There seemed to be rather a lot of people writing operating systems using Modula-2, but I cannot recall anybody writing applications (unless you count the compiler and editor). Back in the day it was common for groups to create the complete stack of language/compiler/libraries/OS and sometimes even the hardware(e.g., Lisp, Pascal, Smalltalk) and I had a 68000 based system that could boot around 10 different OSes (of which only 4-5 were Unix based). The delivery of these Modula-2 OSes ran into Microsoft Windows and Linux.

What did grab every-bodies attention was using VDM to write the standard (the goal was to alternate between English prose on one page and the VDM for that prose on the opposite page, giving the best of both worlds; but the effort required to make this happen was not available, only the VDM work had any funding and in practice the two forms intermingle). It was hoped that source checking tools would be derived from the formal specification, but the only working tools produced were the one needed to format the document.

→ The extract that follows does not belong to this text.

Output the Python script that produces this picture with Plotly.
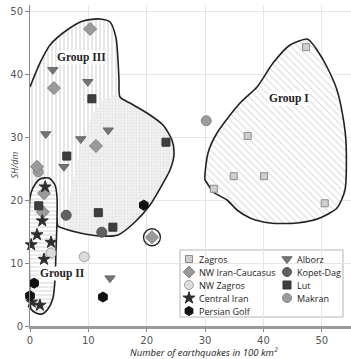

ML is the granddaddy of all functional languages.

M4 is one of those hidden in plain sight languages that nobody ever talks about.

MUMPS has been popping up, every now and again, in my life since university; fragments of overhead conversation, the word jumping out from a job advert in the computer press and the 115 pages of BS ISO/IEC 11759:1999 Information technology — Programming languages — M dropping through my letterbox (yes, there were naming issues). It has been cleverly letting Cobol take all the heat for being used by business people, or perhaps developers don’t want to tempt fate by ridiculing a language whose primary base is in the healthcare industry.

Miranda was THE functional language for a short period; its designer’s use of combinator graph reduction as an implementation technique for functional languages had created a major buzz. However, trying to commercialize the language implementation quickly killed its market position (if you think that selling to commercial developers is hard, try selling to CS academics) and Haskell rose to fame.